Problem to solve: Everything from the first line of the data below through the line that contains "XAxis, YAxis, ReferenceLine" should be written out exactly, please, and nothing more; the pictures stay out.

Supplied data:
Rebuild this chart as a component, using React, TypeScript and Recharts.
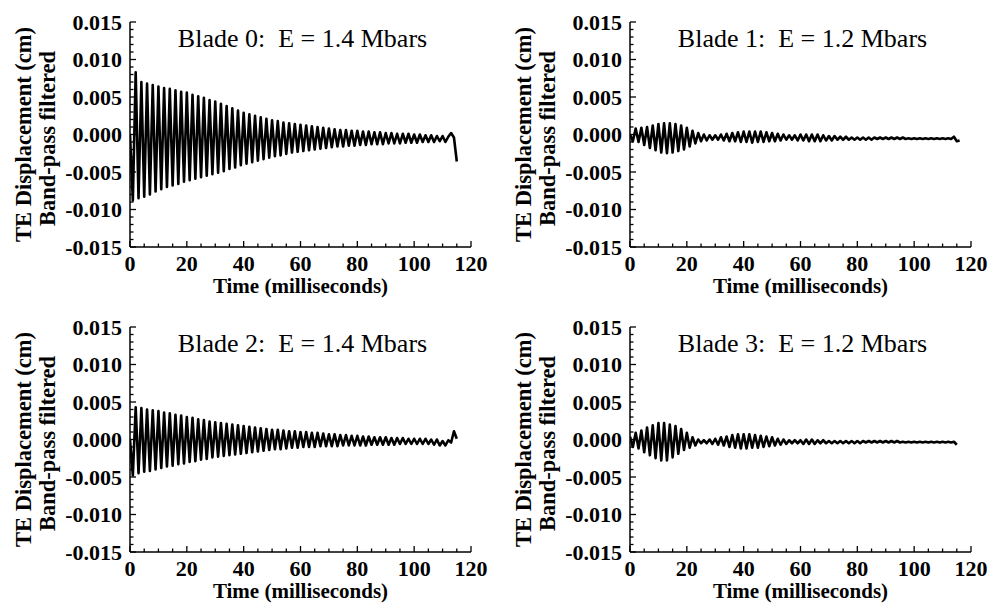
import React from 'react';
import { LineChart, Line, XAxis, YAxis, ReferenceLine } from 'recharts';

// Time samples (milliseconds)
const TIME_MS = [
  0, 1, 2, 3, 4, 5, 6, 7, 8, 9,
  10, 11, 12, 13, 14, 15, 16, 17, 18, 19,
  20, 21, 22, 23, 24, 25, 26, 27, 28, 29,
  30, 31, 32, 33, 34, 35, 36, 37, 38, 39,
  40, 41, 42, 43, 44, 45, 46, 47, 48, 49,
  50, 51, 52, 53, 54, 55, 56, 57, 58, 59,
  60, 61, 62, 63, 64, 65, 66, 67, 68, 69,
  70, 71, 72, 73, 74, 75, 76, 77, 78, 79,
  80, 81, 82, 83, 84, 85, 86, 87, 88, 89,
  90, 91, 92, 93, 94, 95, 96, 97, 98, 99,
  100, 101, 102, 103, 104, 105, 106, 107, 108, 109,
  110, 111, 112, 113, 114, 115, 116,
];

// TE displacement (cm), band-pass filtered
const BLADE0_CM = [
  0.0000, -0.0088, 0.0083, -0.0085, 0.0070, -0.0083, 0.0068, -0.0080, 0.0066, -0.0076,
  0.0064, -0.0073, 0.0062, -0.0070, 0.0061, -0.0068, 0.0059, -0.0066, 0.0057, -0.0063,
  0.0056, -0.0061, 0.0053, -0.0059, 0.0051, -0.0057, 0.0049, -0.0055, 0.0046, -0.0053,
  0.0044, -0.0051, 0.0041, -0.0049, 0.0038, -0.0046, 0.0035, -0.0044, 0.0032, -0.0041,
  0.0029, -0.0039, 0.0027, -0.0037, 0.0025, -0.0035, 0.0023, -0.0033, 0.0021, -0.0031,
  0.0019, -0.0029, 0.0018, -0.0028, 0.0016, -0.0026, 0.0015, -0.0024, 0.0014, -0.0023,
  0.0013, -0.0022, 0.0012, -0.0021, 0.0011, -0.0020, 0.0010, -0.0019, 0.0009, -0.0018,
  0.0008, -0.0017, 0.0007, -0.0016, 0.0006, -0.0016, 0.0006, -0.0015, 0.0005, -0.0015,
  0.0005, -0.0014, 0.0004, -0.0014, 0.0004, -0.0013, 0.0003, -0.0013, 0.0003, -0.0013,
  0.0002, -0.0012, 0.0002, -0.0012, 0.0001, -0.0012, 0.0001, -0.0011, 0.0001, -0.0011,
  0.0000, -0.0011, 0.0000, -0.0010, -0.0001, -0.0010, -0.0001, -0.0010, -0.0002, -0.0009,
  -0.0002, -0.0010, -0.0003, 0.0002, -0.0004, -0.0036,
];

const BLADE1_CM = [
  0.0000, -0.0009, 0.0008, -0.0010, 0.0009, -0.0014, 0.0010, -0.0018, 0.0012, -0.0021,
  0.0014, -0.0024, 0.0015, -0.0025, 0.0015, -0.0024, 0.0014, -0.0022, 0.0012, -0.0020,
  0.0009, -0.0016, 0.0005, -0.0012, 0.0002, -0.0009, 0.0000, -0.0008, -0.0001, -0.0007,
  -0.0001, -0.0007, 0.0000, -0.0008, 0.0001, -0.0009, 0.0002, -0.0009, 0.0003, -0.0010,
  0.0004, -0.0010, 0.0004, -0.0011, 0.0004, -0.0010, 0.0004, -0.0010, 0.0003, -0.0009,
  0.0002, -0.0009, 0.0001, -0.0008, 0.0000, -0.0007, -0.0001, -0.0007, -0.0001, -0.0008,
  0.0000, -0.0008, 0.0000, -0.0009, 0.0000, -0.0009, 0.0000, -0.0009, -0.0001, -0.0008,
  -0.0002, -0.0008, -0.0002, -0.0007, -0.0003, -0.0007, -0.0003, -0.0007, -0.0004, -0.0007,
  -0.0004, -0.0007, -0.0004, -0.0007, -0.0004, -0.0007, -0.0004, -0.0006, -0.0004, -0.0006,
  -0.0004, -0.0006, -0.0004, -0.0006, -0.0004, -0.0006, -0.0004, -0.0006, -0.0005, -0.0006,
  -0.0005, -0.0006, -0.0005, -0.0006, -0.0005, -0.0006, -0.0005, -0.0006, -0.0005, -0.0006,
  -0.0005, -0.0006, -0.0005, -0.0006, -0.0003, -0.0009, -0.0008,
];

const BLADE2_CM = [
  0.0000, -0.0048, 0.0043, -0.0045, 0.0042, -0.0043, 0.0040, -0.0042, 0.0039, -0.0040,
  0.0038, -0.0038, 0.0036, -0.0036, 0.0035, -0.0035, 0.0033, -0.0033, 0.0032, -0.0032,
  0.0030, -0.0030, 0.0029, -0.0029, 0.0027, -0.0027, 0.0026, -0.0026, 0.0024, -0.0024,
  0.0023, -0.0023, 0.0022, -0.0022, 0.0021, -0.0021, 0.0020, -0.0020, 0.0019, -0.0019,
  0.0018, -0.0018, 0.0017, -0.0017, 0.0016, -0.0016, 0.0015, -0.0015, 0.0014, -0.0014,
  0.0013, -0.0013, 0.0013, -0.0013, 0.0012, -0.0012, 0.0011, -0.0011, 0.0011, -0.0011,
  0.0010, -0.0010, 0.0010, -0.0010, 0.0009, -0.0010, 0.0009, -0.0009, 0.0008, -0.0009,
  0.0007, -0.0009, 0.0007, -0.0009, 0.0006, -0.0008, 0.0006, -0.0008, 0.0005, -0.0008,
  0.0005, -0.0008, 0.0004, -0.0008, 0.0004, -0.0007, 0.0003, -0.0007, 0.0003, -0.0007,
  0.0003, -0.0007, 0.0002, -0.0007, 0.0002, -0.0006, 0.0002, -0.0006, 0.0001, -0.0006,
  0.0001, -0.0006, 0.0001, -0.0006, 0.0001, -0.0006, 0.0000, -0.0007, 0.0000, -0.0008,
  -0.0002, -0.0008, -0.0001, -0.0004, 0.0011, 0.0001,
];

const BLADE3_CM = [
  0.0004, -0.0010, 0.0009, -0.0012, 0.0012, -0.0017, 0.0016, -0.0021, 0.0019, -0.0025,
  0.0022, -0.0028, 0.0022, -0.0028, 0.0020, -0.0024, 0.0018, -0.0019, 0.0014, -0.0014,
  0.0009, -0.0011, 0.0003, -0.0008, 0.0000, -0.0005, -0.0001, -0.0005, 0.0000, -0.0006,
  0.0001, -0.0007, 0.0003, -0.0008, 0.0004, -0.0010, 0.0006, -0.0011, 0.0007, -0.0012,
  0.0007, -0.0012, 0.0007, -0.0011, 0.0006, -0.0011, 0.0005, -0.0010, 0.0004, -0.0009,
  0.0003, -0.0008, 0.0001, -0.0007, 0.0000, -0.0006, -0.0001, -0.0005, -0.0001, -0.0005,
  -0.0001, -0.0006, 0.0000, -0.0006, 0.0000, -0.0006, -0.0001, -0.0005, -0.0001, -0.0005,
  -0.0002, -0.0005, -0.0002, -0.0005, -0.0002, -0.0005, -0.0002, -0.0005, -0.0002, -0.0005,
  -0.0002, -0.0005, -0.0002, -0.0004, -0.0002, -0.0004, -0.0002, -0.0004, -0.0002, -0.0004,
  -0.0002, -0.0004, -0.0002, -0.0004, -0.0002, -0.0004, -0.0003, -0.0004, -0.0003, -0.0004,
  -0.0003, -0.0004, -0.0003, -0.0004, -0.0003, -0.0004, -0.0003, -0.0004, -0.0003, -0.0004,
  -0.0003, -0.0004, -0.0003, -0.0004, -0.0003, -0.0007,
];

const PANEL_TITLES = [
  'Blade 0:  E = 1.4 Mbars',
  'Blade 1:  E = 1.2 Mbars',
  'Blade 2:  E = 1.4 Mbars',
  'Blade 3:  E = 1.2 Mbars',
];

const X_TITLE = 'Time (milliseconds)';
const Y_TITLE_1 = 'TE Displacement (cm)';
const Y_TITLE_2 = 'Band-pass filtered';

const X_TICKS = [0, 5, 10, 15, 20, 25, 30, 35, 40, 45, 50, 55, 60, 65, 70, 75, 80, 85, 90, 95, 100, 105, 110, 115, 120];
const X_LABELED = [0, 20, 40, 60, 80, 100, 120];
const Y_TICKS = [
  -0.015, -0.014, -0.013, -0.012, -0.011, -0.01, -0.009, -0.008, -0.007, -0.006,
  -0.005, -0.004, -0.003, -0.002, -0.001, 0, 0.001, 0.002, 0.003, 0.004,
  0.005, 0.006, 0.007, 0.008, 0.009, 0.01, 0.011, 0.012, 0.013, 0.014, 0.015,
];
const Y_LABELED = [-0.015, -0.01, -0.005, 0, 0.005, 0.01, 0.015];

const FONT = "'Liberation Serif', 'Times New Roman', Times, serif";
const TICK_STYLE: React.CSSProperties = { fontFamily: FONT, fontSize: 22, fontWeight: 700, fill: '#000' };
const AXIS_TITLE_STYLE: React.CSSProperties = { fontFamily: FONT, fontSize: 21, fontWeight: 700, fill: '#000' };
const Y_TITLE_STYLE: React.CSSProperties = { fontFamily: FONT, fontSize: 22.5, fontWeight: 700, fill: '#000' };
const TITLE_STYLE: React.CSSProperties = { fontFamily: FONT, fontSize: 26, fontWeight: 400, fill: '#000', whiteSpace: 'pre' };

const isIn = (arr: number[], v: number) => arr.some((m) => Math.abs(m - v) < 1e-9);

const YTick = (props: any) => {
  const { x, y, payload } = props;
  const v = payload.value as number;
  const major = isIn(Y_LABELED, v);
  return (
    <g>
      <line x1={x} y1={y} x2={x + (major ? 6 : 3.5)} y2={y} stroke="#000" strokeWidth={1.3} />
      {major && (
        <text x={x - 8} y={y} dy="0.35em" textAnchor="end" style={TICK_STYLE}>
          {v.toFixed(3)}
        </text>
      )}
    </g>
  );
};

const XTick = (props: any) => {
  const { x, y, payload } = props;
  const v = payload.value as number;
  const major = isIn(X_LABELED, v);
  return (
    <g>
      <line x1={x} y1={y} x2={x} y2={y - (major ? 6 : 3.5)} stroke="#000" strokeWidth={1.3} />
      {major && (
        <text x={x} y={y + 24} textAnchor="middle" style={TICK_STYLE}>
          {String(v)}
        </text>
      )}
    </g>
  );
};

const XTitle = (props: any) => {
  const vb = props.viewBox || {};
  const cx = vb.x + vb.width / 2;
  return (
    <text x={cx} y={vb.y + 46} textAnchor="middle" style={AXIS_TITLE_STYLE}>
      {X_TITLE}
    </text>
  );
};

const YTitle = (props: any) => {
  const vb = props.viewBox || {};
  const cy = vb.y + vb.height / 2;
  const x1 = vb.x + 23;
  const x2 = vb.x + 47;
  return (
    <g>
      <text x={x1} y={cy} dy="0.35em" textAnchor="middle" transform={`rotate(-90, ${x1}, ${cy})`} style={Y_TITLE_STYLE}>
        {Y_TITLE_1}
      </text>
      <text x={x2} y={cy + 4} dy="0.35em" textAnchor="middle" transform={`rotate(-90, ${x2}, ${cy + 4})`} style={Y_TITLE_STYLE}>
        {Y_TITLE_2}
      </text>
    </g>
  );
};

const PanelTitle = (props: any) => {
  const vb = props.viewBox || {};
  const cx = vb.x + vb.width / 2 + 2;
  return (
    <text x={cx} y={vb.y + 25} textAnchor="middle" style={TITLE_STYLE} xmlSpace="preserve">
      {props.text}
    </text>
  );
};

type PanelProps = {
  title: string;
  values: number[];
  left: number;
  top: number;
  width: number;
  height: number;
  marginTop: number;
  marginRight: number;
  xAxisHeight: number;
};

const Panel = ({ title, values, left, top, width, height, marginTop, marginRight, xAxisHeight }: PanelProps) => {
  const data = values.map((v, i) => ({ t: TIME_MS[i], v }));
  return (
    <div style={{ position: 'absolute', left, top, width, height }}>
      <LineChart
        width={width}
        height={height}
        data={data}
        margin={{ top: marginTop, right: marginRight, bottom: 0, left: 0 }}
      >
        <XAxis
          dataKey="t"
          type="number"
          domain={[0, 120]}
          ticks={X_TICKS}
          interval={0}
          allowDataOverflow
          height={xAxisHeight}
          tickSize={0}
          tickMargin={0}
          tickLine={false}
          tick={<XTick />}
          axisLine={{ stroke: '#000', strokeWidth: 1.5 }}
          label={<XTitle />}
        />
        <YAxis
          type="number"
          domain={[-0.015, 0.015]}
          ticks={Y_TICKS}
          interval={0}
          allowDataOverflow
          width={130}
          tickSize={0}
          tickMargin={0}
          tickLine={false}
          tick={<YTick />}
          axisLine={{ stroke: '#000', strokeWidth: 1.5 }}
          label={<YTitle />}
        />
        <ReferenceLine y={0.015} stroke="none" label={<PanelTitle text={title} />} />
        <Line
          type="linear"
          dataKey="v"
          stroke="#000"
          strokeWidth={2.6}
          strokeLinejoin="round"
          dot={false}
          activeDot={false}
          isAnimationActive={false}
        />
      </LineChart>
    </div>
  );
};

export default function App() {
  return (
    <div style={{ position: 'absolute', left: 0, top: 0, width: 989, height: 605, background: '#fff', overflow: 'hidden' }}>
      <Panel title={PANEL_TITLES[0]} values={BLADE0_CM} left={0} top={0} width={495} height={300} marginTop={22} marginRight={24} xAxisHeight={53} />
      <Panel title={PANEL_TITLES[1]} values={BLADE1_CM} left={500} top={0} width={489} height={300} marginTop={22} marginRight={18} xAxisHeight={53} />
      <Panel title={PANEL_TITLES[2]} values={BLADE2_CM} left={0} top={300} width={495} height={305} marginTop={27} marginRight={24} xAxisHeight={53} />
      <Panel title={PANEL_TITLES[3]} values={BLADE3_CM} left={500} top={300} width={489} height={305} marginTop={27} marginRight={18} xAxisHeight={53} />
    </div>
  );
}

In response:
Rebuild this chart as a component, using React, TypeScript and Recharts.
import React from 'react';
import { LineChart, Line, XAxis, YAxis, ReferenceLine } from 'recharts';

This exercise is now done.